Implementing Multi-Touch Attribution
Requirements:
- A CRM that tracks all family interactions with timestamps and channel sources
- Website analytics connected to CRM records (so website visits tie to lead records)
- Call tracking that attributes phone calls to marketing channels
- A consistent UTM tagging system for all marketing campaigns
- A defined attribution model (we recommend position-based)
If your CRM does not support multi-touch attribution, start with a simpler approach: track the first-touch source and the tour-generating source for every lead. This gives you directional data about which channels bring families in and which channels convert them to tours, even if it does not capture every middle touch.

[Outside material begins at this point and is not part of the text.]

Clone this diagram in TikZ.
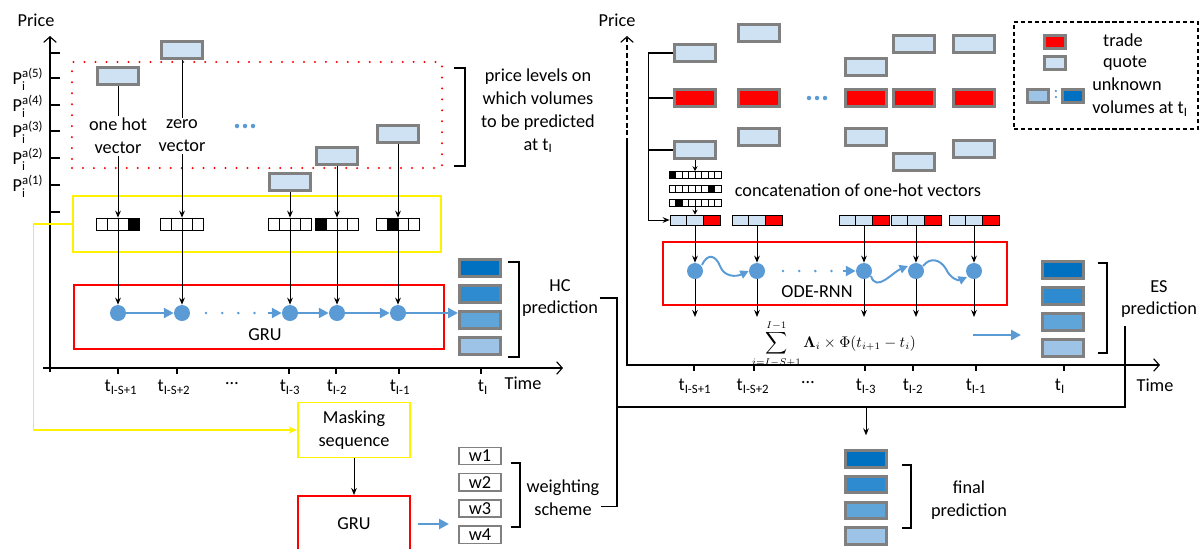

The 90-Day Attribution Window
Most marketing platforms default to a 30-day attribution window. A lead that first visits your website on January 15 and moves in on April 20 (96 days later) would show no attribution in a 30-day model. The January marketing that brought them in gets zero credit. The April follow-up that closed the deal gets all the credit.
Set your attribution window to at least 90 days. For independent living, consider 120 days. For memory care, a dual-window approach works best: 30 days for crisis-driven placements and 90 days for planned transitions.
This single change, extending your attribution window from 30 to 90 days, often dramatically shifts the apparent ROI of organic search, content marketing, and early-stage advertising, because these channels drive first touches that the 30-day window systematically ignores.
Channel-Specific ROI Measurement
Organic Search ROI
Organic search is the highest-ROI channel for most senior living communities but the hardest to measure because of its long payback period.
How to measure: Track organic search as a first-touch and middle-touch source. Calculate the total number of move-ins where organic search was any touchpoint in the family’s journey (not just the last touch). Divide your monthly SEO investment by the number of organic-attributed move-ins per month.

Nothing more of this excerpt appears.